- Born: September 2, 1971 (age 54) Épernay, Marne, France
- Occupation: Retired motocross and sand racer
- Teams: Yamaha, Honda, KTM

Championship titles
- Enduro du Touquet winner (1999, 2004, 2012, 2013); French Sand Racing Champion (2011, 2012, 2013);

= Jean-Claude Moussé =

French motocross and sand racer

Jean-Claude Moussé (2 September 1971-) is a retired French motorcycle racer and team manager who specialised in motocross and sand racing. He won the Enduro du Touquet four times and was a three time winner of the French Sand Racing Championship. Moussé is co-organiser of the Beach-Cross de Berck.

==Biography==
Moussé was born on 2 September 1971 in Épernay, Marne, France. He started riding motorcycles at age 11.

===Racing career===

Moussé started competitive riding in 1984 in the Flanders Motocross Championship where he was coached by French motocross rider Jean-Jacques Bruno.

Competing in the French Elite Motocross Championship, he finished 8th in 1994. He also entered the French Supercross Championship in the SX250 class where he finished 12th.
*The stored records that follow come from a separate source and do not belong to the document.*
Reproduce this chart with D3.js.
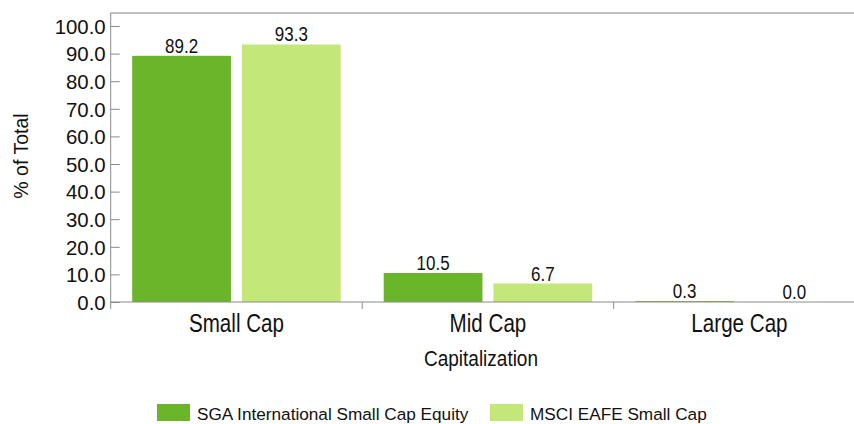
<!DOCTYPE html>
<html>
<head>
<meta charset="utf-8">
<script src="https://cdn.jsdelivr.net/npm/d3@7/dist/d3.min.js"></script>
<style>
  html, body { margin: 0; padding: 0; background: #fff; }
  svg { display: block; font-family: "Liberation Sans", Arial, sans-serif; }
</style>
</head>
<body>
<svg id="chart" width="854" height="424"></svg>
<script>
// Capitalization breakdown, % of total
const categories = ["Small Cap", "Mid Cap", "Large Cap"];
const seriesNames = ["SGA International Small Cap Equity", "MSCI EAFE Small Cap"];
const sgaValues = [89.2, 10.5, 0.3];
const msciValues = [93.3, 6.7, 0.0];
const yTicks = [0, 10, 20, 30, 40, 50, 60, 70, 80, 90, 100];
const colors = ["#6bb52b", "#c3e779"];

const seriesValues = [sgaValues, msciValues];

const svg = d3.select("#chart");
const plotLeft = 110.7, plotTop = 13, plotBottom = 302, bandStep = 251.5;
const plotRight = plotLeft + bandStep * categories.length;

const x0 = d3.scaleBand().domain(categories).range([plotLeft, plotRight]).padding(0);
const x1 = d3.scaleBand().domain(seriesNames)
  .range([21.5, bandStep - 21.5]).paddingInner(0.1).paddingOuter(0);
const y = d3.scaleLinear().domain([0, 100]).range([plotBottom, 26]);

// tall, slightly condensed lettering used for labels
function tallText(sel, size, stretch) {
  return sel.attr("font-size", size).attr("fill", "#111")
    .attr("transform", function () {
      const t = d3.select(this);
      return `translate(${t.attr("data-x")},${t.attr("data-y")}) scale(1,${stretch})`;
    });
}

// frame: top rule
svg.append("line").attr("x1", plotLeft).attr("x2", 854).attr("y1", plotTop).attr("y2", plotTop)
  .attr("stroke", "#a8a8a8").attr("stroke-width", 1.5);

// bars
const rows = [];
categories.forEach((c, i) => seriesNames.forEach((s, j) =>
  rows.push({ cat: c, series: s, idx: j, value: seriesValues[j][i] })));

svg.append("g").selectAll("rect").data(rows).join("rect")
  .attr("x", d => x0(d.cat) + x1(d.series))
  .attr("y", d => y(d.value))
  .attr("width", x1.bandwidth())
  .attr("height", d => plotBottom - y(d.value))
  .attr("fill", d => colors[d.idx]);

svg.append("g").selectAll("text").data(rows).join("text")
  .attr("data-x", d => x0(d.cat) + x1(d.series) + x1.bandwidth() / 2)
  .attr("data-y", d => y(d.value) - 3)
  .attr("text-anchor", "middle")
  .text(d => d.value.toFixed(1))
  .call(tallText, 17, 1.15);

// y axis, ticks pointing into the plot
const yAxis = svg.append("g").attr("transform", `translate(${plotLeft},0)`)
  .call(d3.axisLeft(y).tickValues(yTicks).tickFormat(d => d.toFixed(1))
    .tickSize(-9).tickPadding(4));
yAxis.attr("font-family", null);
yAxis.select(".domain").attr("d", `M0,${plotTop}V${plotBottom + 7}`).attr("stroke", "#8a8a8a");
yAxis.selectAll(".tick line").attr("stroke", "#8a8a8a");
yAxis.selectAll(".tick text").attr("font-size", 20.4)
  .attr("fill", "#111").attr("x", -5).attr("dy", "0.36em");

// x axis with separators between categories
const xAxis = svg.append("g").attr("transform", `translate(0,${plotBottom})`);
xAxis.append("line").attr("x1", plotLeft).attr("x2", 854).attr("y1", 0).attr("y2", 0)
  .attr("stroke", "#8a8a8a");
xAxis.selectAll(".sep").data(categories.slice(1)).join("line")
  .attr("class", "sep")
  .attr("x1", d => x0(d)).attr("x2", d => x0(d))
  .attr("y1", 0).attr("y2", 7).attr("stroke", "#8a8a8a");
xAxis.selectAll(".cat").data(categories).join("text")
  .attr("class", "cat")
  .attr("data-x", d => x0(d) + x0.bandwidth() / 2)
  .attr("data-y", 30)
  .attr("text-anchor", "middle")
  .text(d => d)
  .call(tallText, 20.6, 1.22);

// axis titles
svg.append("text").attr("data-x", 481).attr("data-y", 366).attr("text-anchor", "middle")
  .text("Capitalization").call(tallText, 19, 1.12);
svg.append("text").attr("transform", "translate(28,156) rotate(-90)")
  .attr("text-anchor", "middle").attr("font-size", 19.5).attr("fill", "#111")
  .text("% of Total");

// legend
const legendX = [157, 490];
const legend = svg.append("g").selectAll("g").data(seriesNames).join("g")
  .attr("transform", (d, i) => `translate(${legendX[i]},404)`);
legend.append("rect").attr("width", 33).attr("height", 17)
  .attr("fill", (d, i) => colors[i]);
legend.append("text").attr("x", 40).attr("y", 15.5).attr("font-size", 17.2)
  .attr("fill", "#111").text(d => d);
</script>
</body>
</html>
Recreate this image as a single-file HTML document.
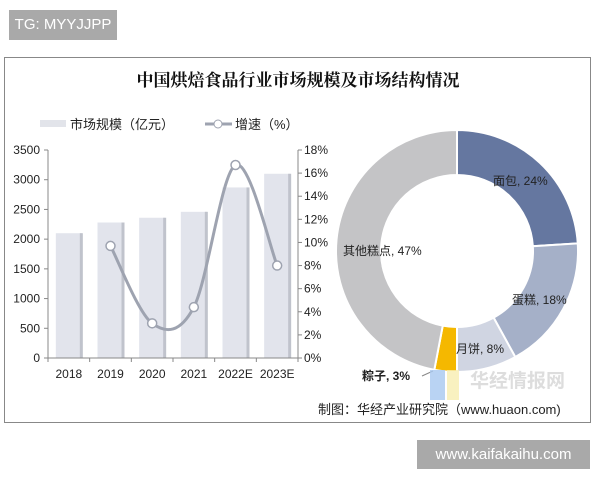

In 1996 he moved up to the Motocross World Championship and was 35th in the 500 class. The next year he finished 29th in the World Clampionship and 3rd in the French Elite Championship. He also finished 5th in the Enduro du Touquet.

Moussé switched to Yamaha in 1998 and decided to concentrate on the sand racing and the French Elite Championship, where he finished 6th. He won the Rond'Europe à Fort-Mahon and was 5th at Le Touquet. In 1999 Moussé won the Enduro du Touquet, the Rond'Europe à Fort-Mahon and the Enduro des Baïnes. He also finished 3rd in the French Elite Championship.

Switching to four-stroke power for 2000 he suffered reliability problems and only managed 15th in the French Elite Championship. The following year he reverted to a two-stroke Yamaha and finished 2nd at Le Touquet. The 2002 and 2003 seasons failed to bring results, but a switch to Honda in 2004 resulted in Moussé winning his 2nd Enduropale ahead of teammate Timotei Potisek. He rode a KTM in 2005 but switched back to Honda in 2006.

He won the GURP TT de Grayan-et-l'Hôpital in 2010 and at the Enduropale whilst leading at the start of the final lap the clutch went on Moussé's bike. A quick repair in the pit enabled him to finish third. He won the Enduro del Verano that year. The following year he finished 2nd in the Enduropale, and won the Endurance des Lagunes de Saint-Léger de Balson, the GURP TT de Grayan-et-l'Hôpital and the French Sand Racing Championship.

Moussé switched back to Yamaha for 2012. That year's Enduropale was held under adverse conditions. A snowstorm had hit Le Touquet overnight and there was 100mm of snow on the beach. Although the snow was cleared from the course by the time the race started, the temperature was -5°C. Despite crashing twice in the final laps, Moussé took the win. The victory sealed his winning of the French Sand Racing Championship. The following year bad weather hit the Enduropale again, this time wind and rain. The winds caused the tide to come in faster than expected causing parts of the course to be under water and race was shortened by 50 minutes. Moussé was in the lead on the final lap and crashed just before the line and Milko Potisek took the flag. After an hour's deliberation the organisers decided that as the red flag had already been shown the results should be taken from the end of the previous lap, giving Moussé his fourth victory in the event. The victory secured his winning of the French Sand Racing Championship for the third year running.

Also in 2013 Moussé competed in the Enduro Maya Marseille Maroc, a six day event with special stages starting in Marseille and then moving on to the Moroccan desert, including the dunes of Merzouga. Moussé was leading after the first day in Morocco and eventually finished third in the competition.

Now aged 44, Moussé announced his retirement at the end of 2015, stating that the 2016 Enduropale would be his last race. He finished the race 6th.

===Post-retirement===
After retiring from top-level riding, Moussé became head of the Off-Road Sports Program for Yamaha France until he stepped down in 2023. Moussé also started designing the course for the Beach-Cross de Berck, and in 2024 Moussé, along with Denis Guérin, promoter of the French Sand Racing Championship, took over organising the event.

Although retired from racing, Moussé continues to compete in the Vintage class at Le Touquet.